In December, I heard a series of teams of Rotman business students present analysis of the same business case. They didn't all get to the same answer; that wasn't the point. But what struck me was that the most compelling teams were those who were clear on their reasoning and their process of evaluation, not the ones whose conclusions I necessarily agreed with. It was not at all about the whizbang analysis and the éclat conclusion, not in the slightest. It was about understanding what assumptions underpinned the conclusions, so I could evaluate whether I agreed with them or not.
In the debrief, I was trying to explain to the students what was so compelling about seeing the inner workings of their argument and, while they were listening politely, I do remember that it wasn’t necessarily something that I absorbed very well as a student, either. But the concept is still rolling around in my head.
One useful way to think about this is in terms of the ladder of inference concept, popularized by Chris Argyris.
This video titled ‘The Ladder of Inference Creates Bad Judgment’ is a nifty explanation of the concept.The idea is to try to avoid moving too hastily from what you see, to what you believe, and then to what you do about it – and also seek data to validate your conclusions, and seek contradictory data to invalidate them, as well.
We often hear about trying to put together a “watertight” argument, but, increasingly, I think that’s a poor metaphor in a business context. What we want is permeability, porousness, reporting (look at the open source movement for one example). “Watertight” is one step away from “black box” and I think that’s also another way of saying “limited.”
What we try to do with our consulting clients is expose the ladder of inference being used on a step by step basis. That way, we can maximize the value of any given piece of analysis. Even if – or perhaps especially if – there isn’t resounding agreement with our final recommendations, we aspire for it always to be clear how we reached them, so our clients can use the same data and analysis to reach their own conclusions. We don’t view a consulting engagement as a way for us to write a rigid blueprint
for the client’s next set of decisions, but rather a catalyst for the client to internalize the issues and reach the right conclusions for them, on their terms.

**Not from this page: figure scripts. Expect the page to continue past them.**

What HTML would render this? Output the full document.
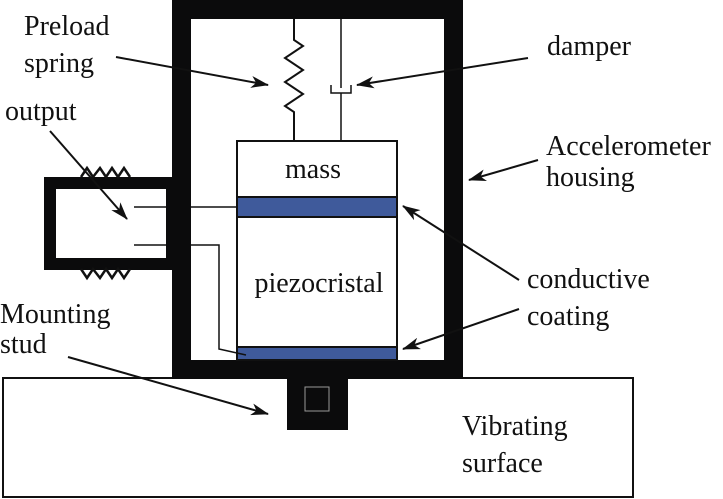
<!DOCTYPE html>
<html><head><style>
html,body{margin:0;padding:0;background:#fff;}
svg{display:block;}
</style></head><body>
<svg width="723" height="499" viewBox="0 0 723 499">
<defs>
<marker id="a" markerWidth="18" markerHeight="12" refX="17" refY="6" orient="auto" markerUnits="userSpaceOnUse">
<path d="M0,0 L18,6 L0,12 L5,6 Z" fill="#111"/>
</marker>
</defs>
<!-- base -->
<rect x="3" y="378" width="630" height="119" fill="#fff" stroke="#111" stroke-width="2"/>
<!-- housing -->
<rect x="181.5" y="9.5" width="272" height="360" fill="none" stroke="#0b0b0c" stroke-width="19"/>
<!-- stud -->
<rect x="287" y="370" width="61" height="60" fill="#0b0b0c"/>
<rect x="305" y="387" width="24" height="24" fill="#0b0b0c" stroke="#999" stroke-width="1"/>
<!-- output box -->
<rect x="50" y="183" width="122" height="81" fill="#fff" stroke="#0b0b0c" stroke-width="12"/>
<polyline points="81,177 87,168 93,177 100,168 106,177 112,168 118,177 124,168 130,177" fill="none" stroke="#111" stroke-width="2.5"/>
<polyline points="81,269 87,278 93,269 100,278 106,269 112,278 118,269 124,278 130,269" fill="none" stroke="#111" stroke-width="2.5"/>
<!-- mass & piezo -->
<rect x="237" y="141" width="160" height="219" fill="#fff" stroke="#111" stroke-width="2"/>
<rect x="237" y="197" width="160" height="20" fill="#3f5a9b" stroke="#111" stroke-width="2"/>
<rect x="237" y="347" width="160" height="13" fill="#3f5a9b" stroke="#111" stroke-width="2"/>
<!-- wires -->
<line x1="134" y1="207" x2="166" y2="207" stroke="#111" stroke-width="1.5"/>
<line x1="191" y1="207" x2="237" y2="207" stroke="#111" stroke-width="1.5"/>
<line x1="134" y1="245" x2="166" y2="245" stroke="#111" stroke-width="1.5"/>
<polyline points="191,245 219,245 219,349 246,355" fill="none" stroke="#111" stroke-width="1.5"/>
<!-- spring -->
<polyline points="294,19 294,40 303,46 285,58 303,70 285,82 303,94 285,106 294,112 294,141" fill="none" stroke="#111" stroke-width="2"/>
<!-- damper -->
<line x1="341" y1="19" x2="341" y2="88" stroke="#111" stroke-width="1.5"/>
<polyline points="331,85 331,93 351,93 351,85" fill="none" stroke="#111" stroke-width="1.5"/>
<line x1="341" y1="93" x2="341" y2="141" stroke="#111" stroke-width="1.5"/>
<!-- arrows -->
<g stroke="#111" stroke-width="2" fill="none" marker-end="url(#a)">
<line x1="116" y1="57" x2="268" y2="85"/>
<line x1="528" y1="58" x2="357" y2="85"/>
<line x1="538" y1="160" x2="469" y2="180"/>
<line x1="519" y1="280" x2="403" y2="206"/>
<line x1="519" y1="309" x2="403" y2="349"/>
<line x1="50" y1="131" x2="127" y2="219"/>
<line x1="68" y1="357" x2="268" y2="414"/>
</g>
<!-- labels -->
<g font-family="Liberation Serif, Times New Roman, serif" font-size="28" fill="#111">
<text x="24" y="35">Preload</text>
<text x="24" y="72">spring</text>
<text x="5" y="120">output</text>
<text x="547" y="55">damper</text>
<text x="546" y="155">Accelerometer</text>
<text x="546" y="186">housing</text>
<text x="527" y="288">conductive</text>
<text x="527" y="325">coating</text>
<text x="0" y="323">Mounting</text>
<text x="0" y="353">stud</text>
<text x="462" y="435">Vibrating</text>
<text x="462" y="472">surface</text>
<text x="313" y="178" text-anchor="middle">mass</text>
<text x="319" y="292" text-anchor="middle">piezocristal</text>
</g>
</svg>
</body></html>
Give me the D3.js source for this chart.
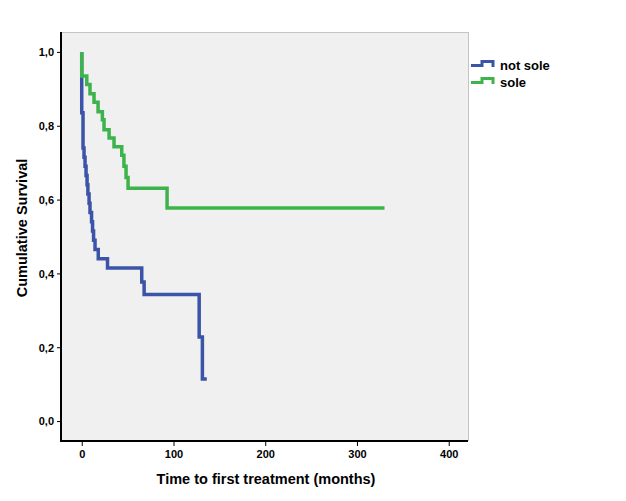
<!DOCTYPE html>
<html><head><meta charset="utf-8">
<script src="https://cdn.jsdelivr.net/npm/d3@7"></script>
<style>body{margin:0;background:#fff}svg{display:block}text{font-family:"Liberation Sans",Arial,sans-serif;font-weight:bold}</style>
</head><body>
<script>
const xTicks = [0, 100, 200, 300, 400];
const yTicks = [0, 0.2, 0.4, 0.6, 0.8, 1.0];
const seriesNames = ["not sole", "sole"];
const timesNotSole = [0, 0, 1.4, 2.5, 3.6, 4.7, 5.8, 6.7, 8, 9, 10.7, 11.8, 12.9, 14.5, 18, 28.1, 65.4, 68, 128, 131.5, 136.3];
const survNotSole  = [1, 0.835, 0.74, 0.715, 0.69, 0.665, 0.64, 0.615, 0.59, 0.565, 0.54, 0.515, 0.49, 0.465, 0.44, 0.415, 0.377, 0.343, 0.228, 0.114, 0.114];
const timesSole = [0, 0, 5.5, 9, 13.4, 17.8, 22.5, 24.3, 29.8, 35.2, 43.6, 46, 48.3, 50.5, 93, 330];
const survSole  = [1, 0.935, 0.912, 0.887, 0.864, 0.838, 0.816, 0.789, 0.767, 0.743, 0.72, 0.69, 0.66, 0.631, 0.577, 0.577];
const colors = ["#3b54a8", "#3cb44b"];

const W = 626, H = 501;
const L = 61, R = 468, T = 32, B = 441;
const svg = d3.select("body").append("svg").attr("width", W).attr("height", H);
const x = d3.scaleLinear().domain([-22.6, 421]).range([L, R]);
const y = d3.scaleLinear().domain([-0.054, 1.054]).range([B, T]);

svg.append("rect").attr("x", L).attr("y", T).attr("width", R - L).attr("height", B - T).attr("fill", "#f0f0f0");
svg.append("line").attr("x1", L).attr("x2", R).attr("y1", T + 0.5).attr("y2", T + 0.5).attr("stroke", "#c4c4c4");
svg.append("line").attr("x1", R + 0.5).attr("x2", R + 0.5).attr("y1", T).attr("y2", B).attr("stroke", "#c4c4c4");

const line = d3.line().x(d => x(d[0])).y(d => y(d[1])).curve(d3.curveStepAfter);
const series = [d3.zip(timesNotSole, survNotSole), d3.zip(timesSole, survSole)];
series.forEach((s, i) => {
  svg.append("path").attr("d", line(s)).attr("fill", "none").attr("stroke", colors[i]).attr("stroke-width", 3.5);
});

const xAxis = svg.append("g").attr("transform", `translate(0,${B})`)
  .call(d3.axisBottom(x).tickValues(xTicks).tickSize(5).tickSizeOuter(0).tickFormat(d3.format("d")));
const yAxis = svg.append("g").attr("transform", `translate(${L},0)`)
  .call(d3.axisLeft(y).tickValues(yTicks).tickSize(4).tickSizeOuter(0).tickFormat(d => d.toFixed(1).replace(".", ",")));
[xAxis, yAxis].forEach(g => {
  g.select(".domain").remove();
  g.selectAll(".tick line").attr("stroke", "#000").attr("stroke-width", 1);
  g.selectAll(".tick text").attr("font-size", 11).attr("font-weight", "bold").attr("fill", "#000")
   .attr("font-family", '"Liberation Sans",Arial,sans-serif');
});
xAxis.selectAll(".tick text").attr("dy", "0").attr("y", 17);
yAxis.selectAll(".tick text").attr("x", -7).attr("dy", "0.35em");

svg.append("line").attr("x1", L).attr("x2", L).attr("y1", T).attr("y2", B + 1).attr("stroke", "#000").attr("stroke-width", 2);
svg.append("line").attr("x1", L - 1).attr("x2", R).attr("y1", B).attr("y2", B).attr("stroke", "#000").attr("stroke-width", 2);

svg.append("text").attr("x", 266).attr("y", 484).attr("text-anchor", "middle").attr("font-size", 14.5).text("Time to first treatment (months)");
svg.append("text").attr("transform", "translate(27,228) rotate(-90)").attr("text-anchor", "middle").attr("font-size", 14.5).text("Cumulative Survival");

seriesNames.forEach((n, i) => {
  const oy = 61.5 + i * 17;
  svg.append("path").attr("d", `M471,${oy + 4}H482V${oy}H493V${oy + 5.5}`).attr("fill", "none").attr("stroke", colors[i]).attr("stroke-width", 3);
  svg.append("text").attr("x", 500).attr("y", oy + 8).attr("font-size", 13).text(n);
});
</script>
</body></html>
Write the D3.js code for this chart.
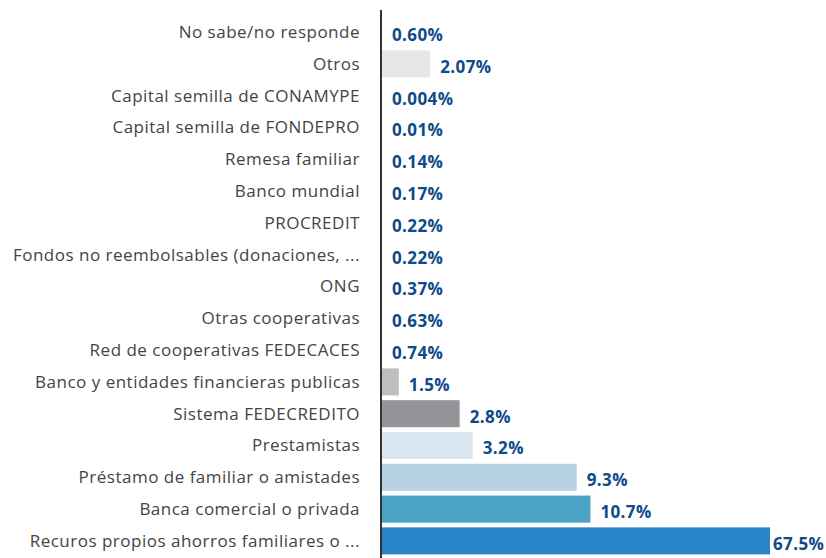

As one Mezzanine client recently put it to us at an early meeting, “I don’t want a big ‘reveal’” at the end. Let’s work together as we go.” There are huge benefits of this approach, not least is that we think our recommendations are more likely to be implemented if they are co-developed with the clients. Don’t get me wrong – we still do the work involved in the project. But we don’t assume the expertise is all housed on our side of the table, and we don’t expect that our advice will be followed just because we put it on a pretty slide.
Reasonable people can disagree about all sorts of things. So much of business in a world of data insufficiency boils down to judgement, and the most interesting conversations are those where we all know the facts, but get to have a discussion about how we interpret them. Clarity on fact versus conclusion helps us have those kinds of conversations. And most ambitious people, I think, want to be around when tougher and bigger and trickier decisions are made based on judgement – beyond the frontiers of clear answers based on data.
Are there ways you can help make your own conclusions more open to those around you? Do your clients, employees, bosses, partners, collaborators understand not just what your conclusions are, but also why you reached them? Do you take the time to understand how people you interact with reach their own conclusions? What kinds of surprises might be in store for you?